- Task requirements
Transcribe the data in full and exactly, omitting any pictures.

- Given data
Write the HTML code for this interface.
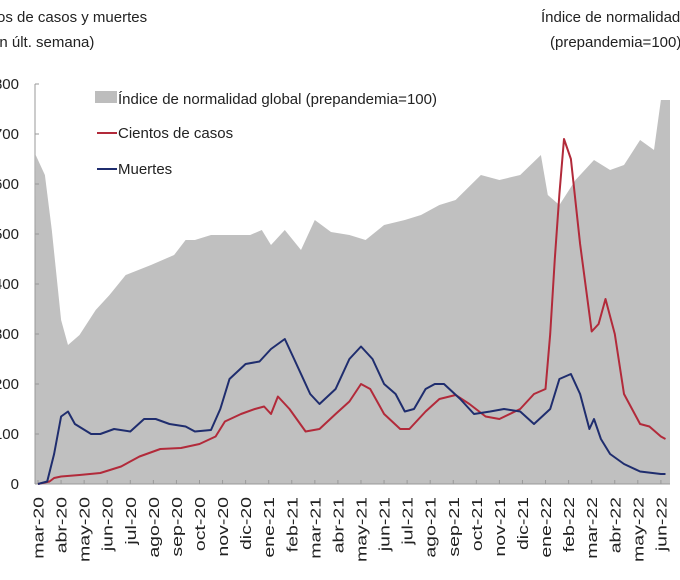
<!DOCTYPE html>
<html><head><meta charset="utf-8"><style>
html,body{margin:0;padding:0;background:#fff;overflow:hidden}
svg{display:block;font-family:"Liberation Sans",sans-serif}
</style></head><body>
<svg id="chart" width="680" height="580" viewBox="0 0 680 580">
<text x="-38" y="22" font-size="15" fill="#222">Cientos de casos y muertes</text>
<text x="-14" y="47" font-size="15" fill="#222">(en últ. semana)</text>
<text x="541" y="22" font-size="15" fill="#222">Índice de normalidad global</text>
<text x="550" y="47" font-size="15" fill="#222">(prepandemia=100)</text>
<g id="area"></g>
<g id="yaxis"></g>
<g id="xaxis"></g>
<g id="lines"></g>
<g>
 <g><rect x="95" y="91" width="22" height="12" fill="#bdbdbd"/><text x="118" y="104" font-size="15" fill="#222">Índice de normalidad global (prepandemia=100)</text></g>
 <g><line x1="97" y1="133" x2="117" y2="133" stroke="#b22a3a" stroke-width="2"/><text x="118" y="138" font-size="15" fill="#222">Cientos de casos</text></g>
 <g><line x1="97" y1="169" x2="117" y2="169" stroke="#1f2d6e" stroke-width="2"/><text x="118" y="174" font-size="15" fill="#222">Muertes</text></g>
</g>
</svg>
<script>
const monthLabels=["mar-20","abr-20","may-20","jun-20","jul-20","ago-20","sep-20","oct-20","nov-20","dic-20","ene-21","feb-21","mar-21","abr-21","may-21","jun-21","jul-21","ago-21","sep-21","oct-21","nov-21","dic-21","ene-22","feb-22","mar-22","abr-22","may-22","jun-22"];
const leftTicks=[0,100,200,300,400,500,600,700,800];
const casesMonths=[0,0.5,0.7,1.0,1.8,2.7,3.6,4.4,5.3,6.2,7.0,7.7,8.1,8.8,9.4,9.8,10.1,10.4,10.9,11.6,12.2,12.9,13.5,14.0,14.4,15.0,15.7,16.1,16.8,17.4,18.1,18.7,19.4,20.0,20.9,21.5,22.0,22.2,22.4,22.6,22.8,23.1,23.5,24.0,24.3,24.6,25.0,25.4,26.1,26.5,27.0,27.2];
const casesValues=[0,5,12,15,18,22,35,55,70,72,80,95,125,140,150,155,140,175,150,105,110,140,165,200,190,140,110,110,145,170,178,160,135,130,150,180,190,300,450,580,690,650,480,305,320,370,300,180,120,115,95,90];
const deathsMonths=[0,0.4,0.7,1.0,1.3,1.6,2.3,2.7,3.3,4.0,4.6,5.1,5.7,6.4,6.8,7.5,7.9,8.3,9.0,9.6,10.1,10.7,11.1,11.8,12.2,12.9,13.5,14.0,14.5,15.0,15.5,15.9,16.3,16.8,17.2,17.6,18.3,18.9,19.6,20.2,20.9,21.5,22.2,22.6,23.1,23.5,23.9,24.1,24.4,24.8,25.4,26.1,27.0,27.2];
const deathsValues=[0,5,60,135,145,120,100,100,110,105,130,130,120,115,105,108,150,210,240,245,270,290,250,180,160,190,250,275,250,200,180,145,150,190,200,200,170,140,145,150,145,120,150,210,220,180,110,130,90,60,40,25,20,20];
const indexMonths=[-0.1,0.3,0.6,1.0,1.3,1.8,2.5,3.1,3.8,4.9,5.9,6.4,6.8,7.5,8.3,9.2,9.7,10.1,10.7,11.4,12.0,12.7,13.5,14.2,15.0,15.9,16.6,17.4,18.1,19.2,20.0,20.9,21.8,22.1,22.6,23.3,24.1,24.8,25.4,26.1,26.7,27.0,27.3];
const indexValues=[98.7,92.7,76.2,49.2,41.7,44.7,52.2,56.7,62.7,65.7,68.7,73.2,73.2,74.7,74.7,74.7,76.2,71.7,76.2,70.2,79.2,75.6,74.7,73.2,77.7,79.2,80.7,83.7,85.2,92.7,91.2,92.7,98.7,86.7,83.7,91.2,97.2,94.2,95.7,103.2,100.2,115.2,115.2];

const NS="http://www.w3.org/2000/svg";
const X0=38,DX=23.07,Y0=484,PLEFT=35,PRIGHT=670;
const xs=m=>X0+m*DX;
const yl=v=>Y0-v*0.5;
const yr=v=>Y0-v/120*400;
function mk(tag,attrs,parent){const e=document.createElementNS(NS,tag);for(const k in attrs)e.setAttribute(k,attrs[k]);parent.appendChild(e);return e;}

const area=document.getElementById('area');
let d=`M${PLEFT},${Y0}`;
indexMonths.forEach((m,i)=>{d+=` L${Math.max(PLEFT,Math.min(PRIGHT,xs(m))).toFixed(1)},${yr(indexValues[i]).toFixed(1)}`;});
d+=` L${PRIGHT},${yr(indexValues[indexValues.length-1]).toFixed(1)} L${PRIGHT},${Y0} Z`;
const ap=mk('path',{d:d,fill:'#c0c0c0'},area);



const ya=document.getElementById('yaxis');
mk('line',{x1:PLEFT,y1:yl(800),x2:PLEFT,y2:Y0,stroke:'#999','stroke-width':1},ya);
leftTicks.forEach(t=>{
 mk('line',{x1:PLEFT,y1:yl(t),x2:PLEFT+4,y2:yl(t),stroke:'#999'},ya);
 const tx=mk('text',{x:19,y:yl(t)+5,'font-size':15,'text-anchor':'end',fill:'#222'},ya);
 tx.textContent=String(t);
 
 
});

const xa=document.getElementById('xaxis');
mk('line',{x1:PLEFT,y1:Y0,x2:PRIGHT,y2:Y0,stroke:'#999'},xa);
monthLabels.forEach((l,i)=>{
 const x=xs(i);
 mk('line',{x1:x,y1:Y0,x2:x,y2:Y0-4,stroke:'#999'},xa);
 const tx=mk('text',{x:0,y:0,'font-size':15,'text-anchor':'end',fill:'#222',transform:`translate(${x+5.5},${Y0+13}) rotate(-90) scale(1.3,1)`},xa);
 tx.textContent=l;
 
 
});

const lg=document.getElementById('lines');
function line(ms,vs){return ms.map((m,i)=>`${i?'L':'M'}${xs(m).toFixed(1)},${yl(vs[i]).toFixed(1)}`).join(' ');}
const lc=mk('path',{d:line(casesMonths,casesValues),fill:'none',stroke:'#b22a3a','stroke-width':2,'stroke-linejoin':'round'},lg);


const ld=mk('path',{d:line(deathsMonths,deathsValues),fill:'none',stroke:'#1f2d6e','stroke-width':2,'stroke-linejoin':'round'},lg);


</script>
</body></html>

- Answer for this exercise
Write the HTML code for this interface.
<!DOCTYPE html>
<html><head><meta charset="utf-8"><style>
html,body{margin:0;padding:0;background:#fff;overflow:hidden}
svg{display:block;font-family:"Liberation Sans",sans-serif}
</style></head><body>
<svg id="chart" width="680" height="580" viewBox="0 0 680 580">
<text x="-38" y="22" font-size="15" fill="#222">Cientos de casos y muertes</text>
<text x="-14" y="47" font-size="15" fill="#222">(en últ. semana)</text>
<text x="541" y="22" font-size="15" fill="#222">Índice de normalidad global</text>
<text x="550" y="47" font-size="15" fill="#222">(prepandemia=100)</text>
<g id="area"></g>
<g id="yaxis"></g>
<g id="xaxis"></g>
<g id="lines"></g>
<g>
 <g><rect x="95" y="91" width="22" height="12" fill="#bdbdbd"/><text x="118" y="104" font-size="15" fill="#222">Índice de normalidad global (prepandemia=100)</text></g>
 <g><line x1="97" y1="133" x2="117" y2="133" stroke="#b22a3a" stroke-width="2"/><text x="118" y="138" font-size="15" fill="#222">Cientos de casos</text></g>
 <g><line x1="97" y1="169" x2="117" y2="169" stroke="#1f2d6e" stroke-width="2"/><text x="118" y="174" font-size="15" fill="#222">Muertes</text></g>
</g>
</svg>
<script>
const monthLabels=["mar-20","abr-20","may-20","jun-20","jul-20","ago-20","sep-20","oct-20","nov-20","dic-20","ene-21","feb-21","mar-21","abr-21","may-21","jun-21","jul-21","ago-21","sep-21","oct-21","nov-21","dic-21","ene-22","feb-22","mar-22","abr-22","may-22","jun-22"];
const leftTicks=[0,100,200,300,400,500,600,700,800];
const casesMonths=[0,0.5,0.7,1.0,1.8,2.7,3.6,4.4,5.3,6.2,7.0,7.7,8.1,8.8,9.4,9.8,10.1,10.4,10.9,11.6,12.2,12.9,13.5,14.0,14.4,15.0,15.7,16.1,16.8,17.4,18.1,18.7,19.4,20.0,20.9,21.5,22.0,22.2,22.4,22.6,22.8,23.1,23.5,24.0,24.3,24.6,25.0,25.4,26.1,26.5,27.0,27.2];
const casesValues=[0,5,12,15,18,22,35,55,70,72,80,95,125,140,150,155,140,175,150,105,110,140,165,200,190,140,110,110,145,170,178,160,135,130,150,180,190,300,450,580,690,650,480,305,320,370,300,180,120,115,95,90];
const deathsMonths=[0,0.4,0.7,1.0,1.3,1.6,2.3,2.7,3.3,4.0,4.6,5.1,5.7,6.4,6.8,7.5,7.9,8.3,9.0,9.6,10.1,10.7,11.1,11.8,12.2,12.9,13.5,14.0,14.5,15.0,15.5,15.9,16.3,16.8,17.2,17.6,18.3,18.9,19.6,20.2,20.9,21.5,22.2,22.6,23.1,23.5,23.9,24.1,24.4,24.8,25.4,26.1,27.0,27.2];
const deathsValues=[0,5,60,135,145,120,100,100,110,105,130,130,120,115,105,108,150,210,240,245,270,290,250,180,160,190,250,275,250,200,180,145,150,190,200,200,170,140,145,150,145,120,150,210,220,180,110,130,90,60,40,25,20,20];
const indexMonths=[-0.1,0.3,0.6,1.0,1.3,1.8,2.5,3.1,3.8,4.9,5.9,6.4,6.8,7.5,8.3,9.2,9.7,10.1,10.7,11.4,12.0,12.7,13.5,14.2,15.0,15.9,16.6,17.4,18.1,19.2,20.0,20.9,21.8,22.1,22.6,23.3,24.1,24.8,25.4,26.1,26.7,27.0,27.3];
const indexValues=[98.7,92.7,76.2,49.2,41.7,44.7,52.2,56.7,62.7,65.7,68.7,73.2,73.2,74.7,74.7,74.7,76.2,71.7,76.2,70.2,79.2,75.6,74.7,73.2,77.7,79.2,80.7,83.7,85.2,92.7,91.2,92.7,98.7,86.7,83.7,91.2,97.2,94.2,95.7,103.2,100.2,115.2,115.2];

const NS="http://www.w3.org/2000/svg";
const X0=38,DX=23.07,Y0=484,PLEFT=35,PRIGHT=670;
const xs=m=>X0+m*DX;
const yl=v=>Y0-v*0.5;
const yr=v=>Y0-v/120*400;
function mk(tag,attrs,parent){const e=document.createElementNS(NS,tag);for(const k in attrs)e.setAttribute(k,attrs[k]);parent.appendChild(e);return e;}

const area=document.getElementById('area');
let d=`M${PLEFT},${Y0}`;
indexMonths.forEach((m,i)=>{d+=` L${Math.max(PLEFT,Math.min(PRIGHT,xs(m))).toFixed(1)},${yr(indexValues[i]).toFixed(1)}`;});
d+=` L${PRIGHT},${yr(indexValues[indexValues.length-1]).toFixed(1)} L${PRIGHT},${Y0} Z`;
const ap=mk('path',{d:d,fill:'#c0c0c0'},area);



const ya=document.getElementById('yaxis');
mk('line',{x1:PLEFT,y1:yl(800),x2:PLEFT,y2:Y0,stroke:'#999','stroke-width':1},ya);
leftTicks.forEach(t=>{
 mk('line',{x1:PLEFT,y1:yl(t),x2:PLEFT+4,y2:yl(t),stroke:'#999'},ya);
 const tx=mk('text',{x:19,y:yl(t)+5,'font-size':15,'text-anchor':'end',fill:'#222'},ya);
 tx.textContent=String(t);
 
 
});

const xa=document.getElementById('xaxis');
mk('line',{x1:PLEFT,y1:Y0,x2:PRIGHT,y2:Y0,stroke:'#999'},xa);
monthLabels.forEach((l,i)=>{
 const x=xs(i);
 mk('line',{x1:x,y1:Y0,x2:x,y2:Y0-4,stroke:'#999'},xa);
 const tx=mk('text',{x:0,y:0,'font-size':15,'text-anchor':'end',fill:'#222',transform:`translate(${x+5.5},${Y0+13}) rotate(-90) scale(1.3,1)`},xa);
 tx.textContent=l;
 
 
});

const lg=document.getElementById('lines');
function line(ms,vs){return ms.map((m,i)=>`${i?'L':'M'}${xs(m).toFixed(1)},${yl(vs[i]).toFixed(1)}`).join(' ');}
const lc=mk('path',{d:line(casesMonths,casesValues),fill:'none',stroke:'#b22a3a','stroke-width':2,'stroke-linejoin':'round'},lg);


const ld=mk('path',{d:line(deathsMonths,deathsValues),fill:'none',stroke:'#1f2d6e','stroke-width':2,'stroke-linejoin':'round'},lg);


</script>
</body></html>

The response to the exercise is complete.